§ **INSTRUCTIONS FOR THE TASK**
Calculate how many lines in the following records hold the word "script", and report that number without comment.

§ **SUPPLIED INFORMATION**
(begin)
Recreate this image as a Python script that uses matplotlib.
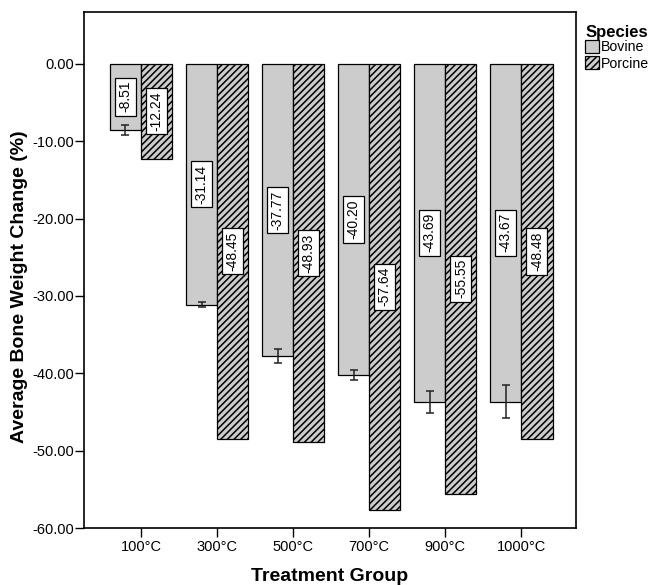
(end)
(begin)
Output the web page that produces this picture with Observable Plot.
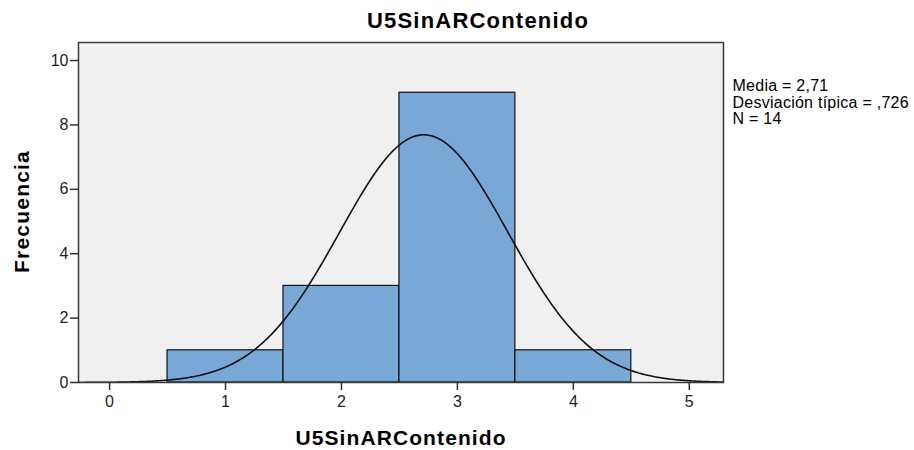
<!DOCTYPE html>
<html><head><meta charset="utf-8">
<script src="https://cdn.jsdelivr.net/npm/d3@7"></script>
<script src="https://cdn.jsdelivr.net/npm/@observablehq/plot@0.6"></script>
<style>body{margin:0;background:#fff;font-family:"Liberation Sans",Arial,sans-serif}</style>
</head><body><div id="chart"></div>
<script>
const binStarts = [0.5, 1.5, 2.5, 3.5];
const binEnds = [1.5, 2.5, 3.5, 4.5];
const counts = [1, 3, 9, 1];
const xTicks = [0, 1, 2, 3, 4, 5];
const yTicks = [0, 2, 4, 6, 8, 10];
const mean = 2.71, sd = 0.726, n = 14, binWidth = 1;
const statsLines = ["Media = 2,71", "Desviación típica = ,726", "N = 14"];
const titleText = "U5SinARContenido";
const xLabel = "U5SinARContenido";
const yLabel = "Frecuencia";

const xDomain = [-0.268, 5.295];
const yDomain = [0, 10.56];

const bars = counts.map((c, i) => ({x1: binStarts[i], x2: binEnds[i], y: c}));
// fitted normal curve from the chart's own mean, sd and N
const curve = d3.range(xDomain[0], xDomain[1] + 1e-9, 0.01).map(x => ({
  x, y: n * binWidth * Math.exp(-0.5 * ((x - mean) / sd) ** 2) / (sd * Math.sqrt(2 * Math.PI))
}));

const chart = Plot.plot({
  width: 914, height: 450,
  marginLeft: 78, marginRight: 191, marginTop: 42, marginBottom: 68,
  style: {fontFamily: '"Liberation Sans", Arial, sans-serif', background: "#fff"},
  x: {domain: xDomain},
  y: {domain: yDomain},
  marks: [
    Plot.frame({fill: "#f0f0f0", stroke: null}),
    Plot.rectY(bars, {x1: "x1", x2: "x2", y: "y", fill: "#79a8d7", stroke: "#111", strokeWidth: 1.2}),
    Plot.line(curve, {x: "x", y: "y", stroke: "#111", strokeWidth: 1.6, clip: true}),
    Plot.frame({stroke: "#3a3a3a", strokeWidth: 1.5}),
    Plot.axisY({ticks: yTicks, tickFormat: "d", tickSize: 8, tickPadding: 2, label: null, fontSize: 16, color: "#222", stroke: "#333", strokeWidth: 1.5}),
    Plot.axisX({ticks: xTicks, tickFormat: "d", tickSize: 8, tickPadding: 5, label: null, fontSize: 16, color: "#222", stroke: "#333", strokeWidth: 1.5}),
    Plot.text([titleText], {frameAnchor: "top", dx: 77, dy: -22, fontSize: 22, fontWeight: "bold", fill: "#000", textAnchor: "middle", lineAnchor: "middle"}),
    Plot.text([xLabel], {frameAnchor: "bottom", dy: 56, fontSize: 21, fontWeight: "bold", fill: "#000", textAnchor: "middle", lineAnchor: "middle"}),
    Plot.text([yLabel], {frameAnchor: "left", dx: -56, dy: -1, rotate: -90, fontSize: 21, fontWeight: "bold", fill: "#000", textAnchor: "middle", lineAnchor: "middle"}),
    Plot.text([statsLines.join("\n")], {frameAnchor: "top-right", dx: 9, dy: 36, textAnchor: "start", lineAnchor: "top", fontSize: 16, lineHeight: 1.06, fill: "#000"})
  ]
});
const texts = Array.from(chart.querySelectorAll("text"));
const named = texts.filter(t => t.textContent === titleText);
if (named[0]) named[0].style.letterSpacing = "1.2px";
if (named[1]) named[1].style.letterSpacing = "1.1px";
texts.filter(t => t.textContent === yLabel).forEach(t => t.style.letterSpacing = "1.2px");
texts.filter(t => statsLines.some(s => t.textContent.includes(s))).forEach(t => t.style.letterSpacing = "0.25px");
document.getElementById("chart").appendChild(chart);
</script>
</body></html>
(end)
§ **WORKED ANSWER**
5